> **Do this**: Pictures stay out; everything else in the records below is copied exactly.
:: Data entries
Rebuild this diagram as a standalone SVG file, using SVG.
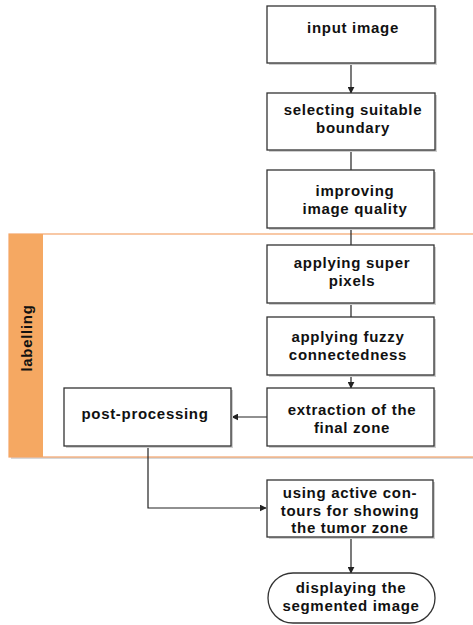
<svg xmlns="http://www.w3.org/2000/svg" width="473" height="625" viewBox="0 0 473 625">
<defs>
<style>
.box{fill:#fff;stroke:#333;stroke-width:1.3}
.sh{fill:#cfcfcf}
.t{font-family:"Liberation Sans",Arial,sans-serif;font-weight:bold;font-size:15px;letter-spacing:0.7px;fill:#111;text-anchor:middle}
.c{fill:none;stroke:#222;stroke-width:1.2}
</style>
<marker id="ah" viewBox="0 0 10 10" refX="9" refY="5" markerWidth="7" markerHeight="7" orient="auto" markerUnits="userSpaceOnUse">
<path d="M0,0 L10,5 L0,10 z" fill="#222"/>
</marker>
</defs>
<rect width="473" height="625" fill="#fff"/>
<g id="lane">
<rect x="11" y="236" width="470" height="223" fill="#d8d8d8"/>
<rect x="9" y="234" width="470" height="223" fill="#fff" stroke="#f4a46b" stroke-width="1.2"/>
<rect x="9" y="234" width="34" height="223" fill="#f5a862"/>
<text class="t" transform="translate(32,338) rotate(-90)">labelling</text>
</g>
<g id="connectors">
<line class="c" x1="351" y1="63" x2="351" y2="93" marker-end="url(#ah)"/>
<line class="c" x1="351" y1="150" x2="351" y2="170"/>
<line class="c" x1="351" y1="228" x2="351" y2="245"/>
<line class="c" x1="351" y1="303" x2="351" y2="317"/>
<line class="c" x1="351" y1="375" x2="351" y2="388" marker-end="url(#ah)"/>
<line class="c" x1="267" y1="417" x2="232" y2="417" marker-end="url(#ah)"/>
<polyline class="c" points="148,446 148,508 266,508" marker-end="url(#ah)"/>
<line class="c" x1="351" y1="537" x2="351" y2="573" marker-end="url(#ah)"/>
</g>
<g id="n1"><rect class="sh" x="269" y="8" width="168" height="57"/><rect class="box" x="267" y="6" width="168" height="57"/><text class="t" x="353" y="33">input image</text></g>
<g id="n2"><rect class="sh" x="269" y="95" width="168" height="57"/><rect class="box" x="267" y="93" width="168" height="57"/><text class="t" y="115"><tspan x="353">selecting suitable</tspan><tspan x="353" dy="18">boundary</tspan></text></g>
<g id="n3"><rect class="sh" x="269" y="172" width="167" height="58"/><rect class="box" x="267" y="170" width="167" height="58"/><text class="t" y="196"><tspan x="355">improving</tspan><tspan x="355" dy="17.5">image quality</tspan></text></g>
<g id="n4"><rect class="sh" x="269" y="247" width="167" height="58"/><rect class="box" x="267" y="245" width="167" height="58"/><text class="t" y="268"><tspan x="352">applying super</tspan><tspan x="352" dy="17.5">pixels</tspan></text></g>
<g id="n5"><rect class="sh" x="269" y="319" width="167" height="58"/><rect class="box" x="267" y="317" width="167" height="58"/><text class="t" y="342"><tspan x="348">applying fuzzy</tspan><tspan x="348" dy="17.5">connectedness</tspan></text></g>
<g id="n6"><rect class="sh" x="269" y="390" width="167" height="58"/><rect class="box" x="267" y="388" width="167" height="58"/><text class="t" y="415"><tspan x="352">extraction of the</tspan><tspan x="352" dy="18">final zone</tspan></text></g>
<g id="n7"><rect class="sh" x="66" y="390" width="167" height="58"/><rect class="box" x="64" y="388" width="167" height="58"/><text class="t" x="145" y="419">post-processing</text></g>
<g id="n8"><rect class="sh" x="269" y="482" width="166" height="57"/><rect class="box" x="267" y="480" width="166" height="57"/><text class="t" y="498"><tspan x="350">using active con-</tspan><tspan x="350" dy="17.5">tours for showing</tspan><tspan x="350" dy="17.5">the tumor zone</tspan></text></g>
<g id="n9"><rect class="box" x="268" y="573" width="167" height="50" rx="25" ry="25"/><text class="t" y="593"><tspan x="351">displaying the</tspan><tspan x="351" dy="18">segmented image</tspan></text></g>
</svg>
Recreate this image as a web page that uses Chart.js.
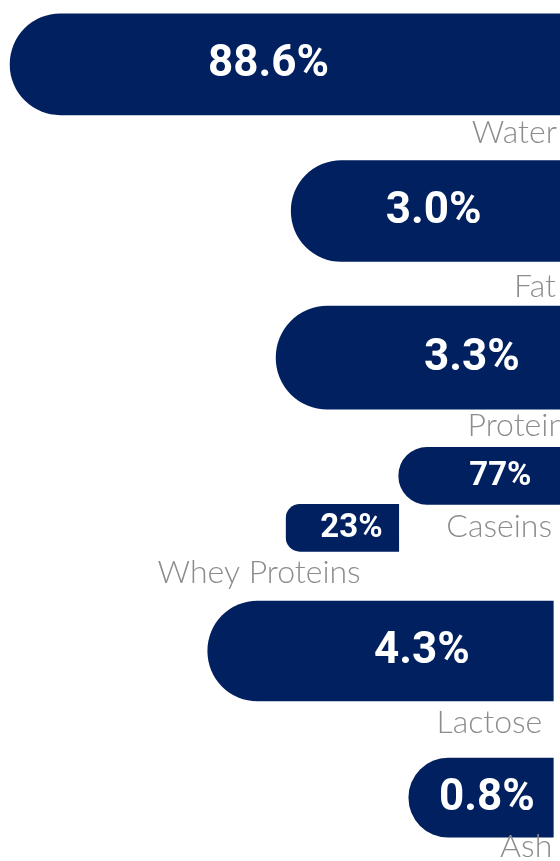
::::
> **Exercise answer**:
Rebuild this diagram as a standalone SVG file, using SVG.
<svg xmlns="http://www.w3.org/2000/svg" width="473" height="625" viewBox="0 0 473 625">
<defs>
<style>
.box{fill:#fff;stroke:#333;stroke-width:1.3}
.sh{fill:#cfcfcf}
.t{font-family:"Liberation Sans",Arial,sans-serif;font-weight:bold;font-size:15px;letter-spacing:0.7px;fill:#111;text-anchor:middle}
.c{fill:none;stroke:#222;stroke-width:1.2}
</style>
<marker id="ah" viewBox="0 0 10 10" refX="9" refY="5" markerWidth="7" markerHeight="7" orient="auto" markerUnits="userSpaceOnUse">
<path d="M0,0 L10,5 L0,10 z" fill="#222"/>
</marker>
</defs>
<rect width="473" height="625" fill="#fff"/>
<g id="lane">
<rect x="11" y="236" width="470" height="223" fill="#d8d8d8"/>
<rect x="9" y="234" width="470" height="223" fill="#fff" stroke="#f4a46b" stroke-width="1.2"/>
<rect x="9" y="234" width="34" height="223" fill="#f5a862"/>
<text class="t" transform="translate(32,338) rotate(-90)">labelling</text>
</g>
<g id="connectors">
<line class="c" x1="351" y1="63" x2="351" y2="93" marker-end="url(#ah)"/>
<line class="c" x1="351" y1="150" x2="351" y2="170"/>
<line class="c" x1="351" y1="228" x2="351" y2="245"/>
<line class="c" x1="351" y1="303" x2="351" y2="317"/>
<line class="c" x1="351" y1="375" x2="351" y2="388" marker-end="url(#ah)"/>
<line class="c" x1="267" y1="417" x2="232" y2="417" marker-end="url(#ah)"/>
<polyline class="c" points="148,446 148,508 266,508" marker-end="url(#ah)"/>
<line class="c" x1="351" y1="537" x2="351" y2="573" marker-end="url(#ah)"/>
</g>
<g id="n1"><rect class="sh" x="269" y="8" width="168" height="57"/><rect class="box" x="267" y="6" width="168" height="57"/><text class="t" x="353" y="33">input image</text></g>
<g id="n2"><rect class="sh" x="269" y="95" width="168" height="57"/><rect class="box" x="267" y="93" width="168" height="57"/><text class="t" y="115"><tspan x="353">selecting suitable</tspan><tspan x="353" dy="18">boundary</tspan></text></g>
<g id="n3"><rect class="sh" x="269" y="172" width="167" height="58"/><rect class="box" x="267" y="170" width="167" height="58"/><text class="t" y="196"><tspan x="355">improving</tspan><tspan x="355" dy="17.5">image quality</tspan></text></g>
<g id="n4"><rect class="sh" x="269" y="247" width="167" height="58"/><rect class="box" x="267" y="245" width="167" height="58"/><text class="t" y="268"><tspan x="352">applying super</tspan><tspan x="352" dy="17.5">pixels</tspan></text></g>
<g id="n5"><rect class="sh" x="269" y="319" width="167" height="58"/><rect class="box" x="267" y="317" width="167" height="58"/><text class="t" y="342"><tspan x="348">applying fuzzy</tspan><tspan x="348" dy="17.5">connectedness</tspan></text></g>
<g id="n6"><rect class="sh" x="269" y="390" width="167" height="58"/><rect class="box" x="267" y="388" width="167" height="58"/><text class="t" y="415"><tspan x="352">extraction of the</tspan><tspan x="352" dy="18">final zone</tspan></text></g>
<g id="n7"><rect class="sh" x="66" y="390" width="167" height="58"/><rect class="box" x="64" y="388" width="167" height="58"/><text class="t" x="145" y="419">post-processing</text></g>
<g id="n8"><rect class="sh" x="269" y="482" width="166" height="57"/><rect class="box" x="267" y="480" width="166" height="57"/><text class="t" y="498"><tspan x="350">using active con-</tspan><tspan x="350" dy="17.5">tours for showing</tspan><tspan x="350" dy="17.5">the tumor zone</tspan></text></g>
<g id="n9"><rect class="box" x="268" y="573" width="167" height="50" rx="25" ry="25"/><text class="t" y="593"><tspan x="351">displaying the</tspan><tspan x="351" dy="18">segmented image</tspan></text></g>
</svg>
Recreate this image as a web page that uses Chart.js.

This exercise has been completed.